À Karusi, les membres de la communauté Batwa, notamment ceux de la colline Buhinyuza dans la commune Buhiga, expriment avec insistance leur désir d’accéder à des terres cultivables. Jadis reconnus pour leur savoir-faire en poterie, ils affirment aujourd’hui que cette activité traditionnelle ne leur permet plus de subvenir à leurs besoins.

La raréfaction de l’argile, matière première essentielle à leur artisanat, complique davantage leur quotidien. « Avant, on pouvait encore produire des pots pendant la saison des pluies, mais désormais on nous interdit d’extraire l’argile, même là où on avait l’habitude de la trouver », déplore Floride Niyonizigiye. Face à ces restrictions, certains sont contraints de se procurer illégalement cette ressource pour maintenir une activité devenue marginale.

Avec la modernisation des modes de vie, la demande en poterie traditionnelle chute considérablement. Les ustensiles modernes, plus durables, ont peu à peu remplacé les pots artisanaux. Daniel Banyankirubusa, un autre habitant, affirme que l’avenir de leur communauté ne peut plus reposer uniquement sur cette pratique ancestrale. « Ce métier perd de sa valeur, et nous ne pouvons plus compter sur lui pour faire vivre nos familles. »

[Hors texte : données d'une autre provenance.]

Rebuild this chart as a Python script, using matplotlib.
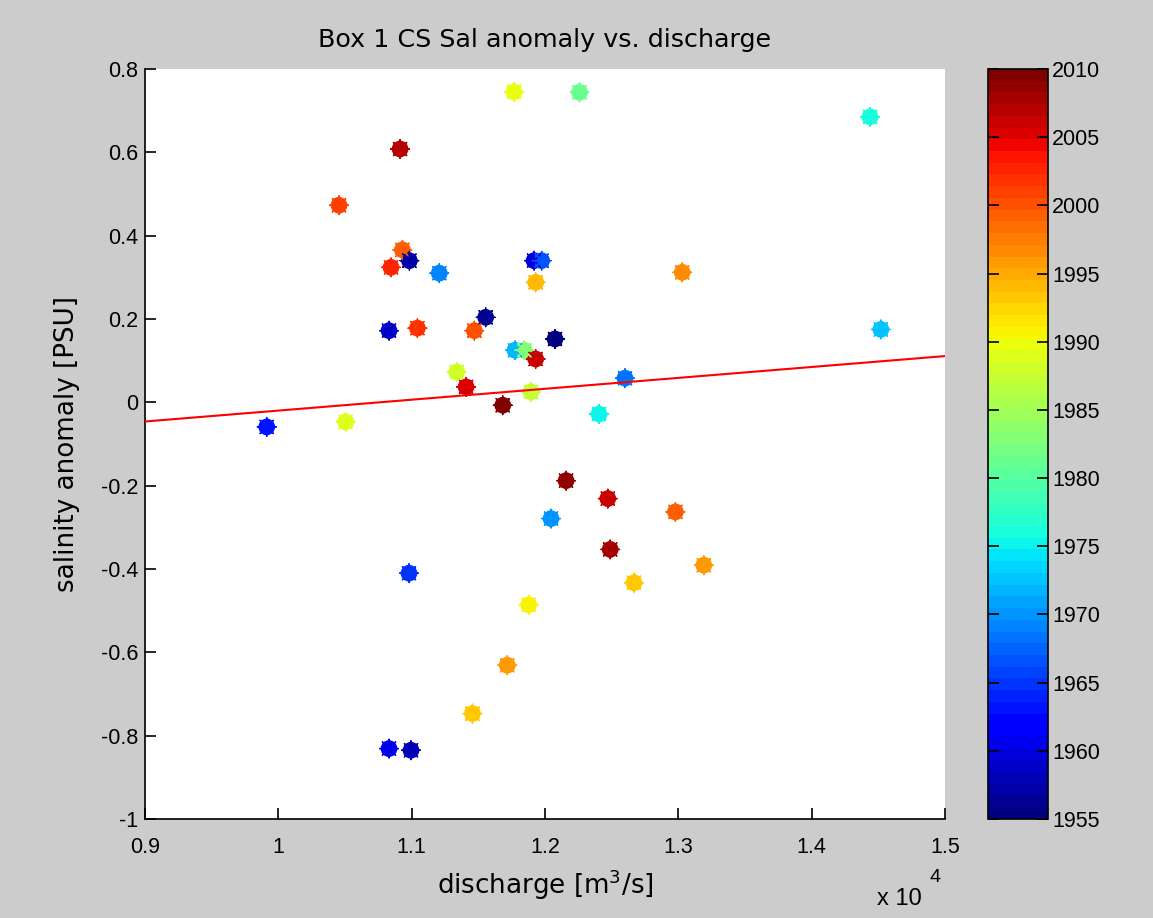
import matplotlib
matplotlib.use('Agg')
import matplotlib.pyplot as plt
from matplotlib.colors import Normalize

# ---------------- data ----------------
discharge = [11768, 10913, 10455, 10930, 10983, 10845, 11207, 11918, 11975, 11930,
             11555, 10830, 11043, 11470, 12075, 11775, 11845, 11930, 11338, 11408,
             11895, 11683, 9913, 10505, 12259, 14438, 13029, 14519, 12600, 12405,
             12158, 12471, 12045, 12978, 12489, 13191, 12667, 11878, 11717, 11456,
             10980, 10830, 10995]
anomaly = [0.745, 0.608, 0.473, 0.366, 0.340, 0.324, 0.310, 0.340, 0.340, 0.288,
           0.204, 0.172, 0.178, 0.172, 0.152, 0.125, 0.125, 0.104, 0.073, 0.037,
           0.025, -0.007, -0.059, -0.047, 0.744, 0.685, 0.312, 0.175, 0.058, -0.028,
           -0.188, -0.231, -0.279, -0.263, -0.353, -0.391, -0.433, -0.486, -0.631, -0.747,
           -0.410, -0.831, -0.835]
year = [1990, 2007, 2001, 1999, 1957, 2003, 1969, 1960, 1967, 1994,
        1956, 1959, 2002, 2000, 1955, 1972, 1983, 2006, 1988, 2005,
        1987, 2010, 1963, 1989, 1981, 1976, 1997, 1973, 1968, 1975,
        2009, 2006, 1970, 1999, 2008, 1996, 1993, 1991, 1996, 1993,
        1965, 1961, 1958]

fit_x = [9000, 15000]
fit_y = [-0.046, 0.111]

xticks = [9000, 10000, 11000, 12000, 13000, 14000, 15000]
xticklabels = ['0.9', '1', '1.1', '1.2', '1.3', '1.4', '1.5']
yticks = [-1, -0.8, -0.6, -0.4, -0.2, 0, 0.2, 0.4, 0.6, 0.8]
yticklabels = ['-1', '-0.8', '-0.6', '-0.4', '-0.2', '0', '0.2', '0.4', '0.6', '0.8']
cbar_ticks = [1955, 1960, 1965, 1970, 1975, 1980, 1985, 1990, 1995, 2000, 2005, 2010]

title = 'Box 1 CS Sal anomaly vs. discharge'
xlabel = 'discharge [m$^3$/s]'
ylabel = 'salinity anomaly [PSU]'
offset_base = 'x 10'
offset_exp = '4'

# ---------------- figure ----------------
plt.rcParams['font.family'] = ['Liberation Sans', 'DejaVu Sans']
plt.rcParams['mathtext.fontset'] = 'custom'
plt.rcParams['mathtext.rm'] = 'DejaVu Sans'

W, H = 1153, 918
fig = plt.figure(figsize=(W / 100, H / 100), dpi=100, facecolor='#cccccc')
ax = fig.add_axes([145 / W, 1 - 819 / H, 800 / W, 750 / H])
cax = fig.add_axes([988 / W, 1 - 819 / H, 60 / W, 750 / H])

cmap = plt.get_cmap('jet', 64)
norm = Normalize(1955, 2010)

sc = ax.scatter(discharge, anomaly, c=year, cmap=cmap, norm=norm, s=145,
                marker='o', linewidths=0, zorder=2)
ax.scatter(discharge, anomaly, c=year, cmap=cmap, norm=norm, s=180,
           marker=(8, 2, 0), linewidths=1.0, zorder=2)
ax.plot(fit_x, fit_y, color='red', lw=1.5, zorder=3)

ax.set_xlim(9000, 15000)
ax.set_ylim(-1, 0.8)
ax.set_xticks(xticks)
ax.set_xticklabels(xticklabels)
ax.set_yticks(yticks)
ax.set_yticklabels(yticklabels)
ax.spines['top'].set_visible(False)
ax.spines['right'].set_visible(False)
for s in ('left', 'bottom'):
    ax.spines[s].set_linewidth(1.2)
ax.tick_params(direction='in', length=8, width=1.2, labelsize=15.5, colors='black')
ax.tick_params(axis='x', pad=13)
ax.tick_params(axis='y', pad=5)

lab_font = ['DejaVu Sans']
ax.set_title(title, fontsize=18.3, pad=16, family=lab_font)
ax.set_xlabel(xlabel, fontsize=18.8, labelpad=7, family=lab_font)
ax.set_ylabel(ylabel, fontsize=18.8, labelpad=15, family=lab_font)

fig.text(877 / W, 1 - 899 / H, offset_base, fontsize=17, va='center', ha='left')
fig.text(929 / W, 1 - 878 / H, offset_exp, fontsize=14, va='center', ha='left')

cb = fig.colorbar(sc, cax=cax)
cb.set_ticks(cbar_ticks)
cb.outline.set_linewidth(1.2)
cax.tick_params(direction='in', length=8, width=1.2, left=True, right=True,
                labelsize=15.5, pad=3)

fig.savefig('out.png', dpi=100, facecolor=fig.get_facecolor())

Dans cette impasse, les Batwa souhaitent se tourner vers l’agriculture, mais se heurtent à un obstacle majeur : l’absence de terres. Pourtant, des engagements avaient été pris par les autorités. Le président de la République avait annoncé qu’un hectare de terre serait attribué à chaque ménage Batwa afin de favoriser leur développement agro-pastoral. Mais à ce jour, cette promesse reste lettre morte.

Selon Daniel Banyankirubusa, certaines familles vivent encore sur de petites parcelles distribuées sous le régime du président Bagaza, il y a plusieurs décennies. Aujourd’hui, ces espaces sont devenus insuffisants pour des familles qui se sont agrandies. « Nous sommes vingt-sept ménages sur une petite parcelle. Cela ne peut pas continuer ainsi », insiste-t-il.

Audace Bavakure, représentant provincial de l’association Uniproba, rappelle que des démarches avaient été entreprises pour identifier des terres, mais qu’aucune attribution concrète n’a suivi. Pire encore, certaines des terres visitées ont été récupérées pour la culture du café, sans considération pour les besoins des Batwa. Il estime que seule une politique agricole inclusive peut sortir cette population de la pauvreté.

Les Batwa de Karusi lancent un appel au gouvernement pour une mise en œuvre réelle des engagements pris. Ils ne demandent pas l’aumône, mais la possibilité de travailler et de vivre dignement, comme tout citoyen. « Nous voulons cultiver pour nourrir nos enfants et les envoyer à l’école », affirme Odette Nshemezimana.

Le ministère de la Solidarité nationale a reconnu que les terres ne sont pas encore disponibles, mais promet qu’elles seront distribuées en temps voulu. En attendant, les Batwa continuent de vivre dans l’incertitude, espérant que la terre promise ne restera pas un mirage.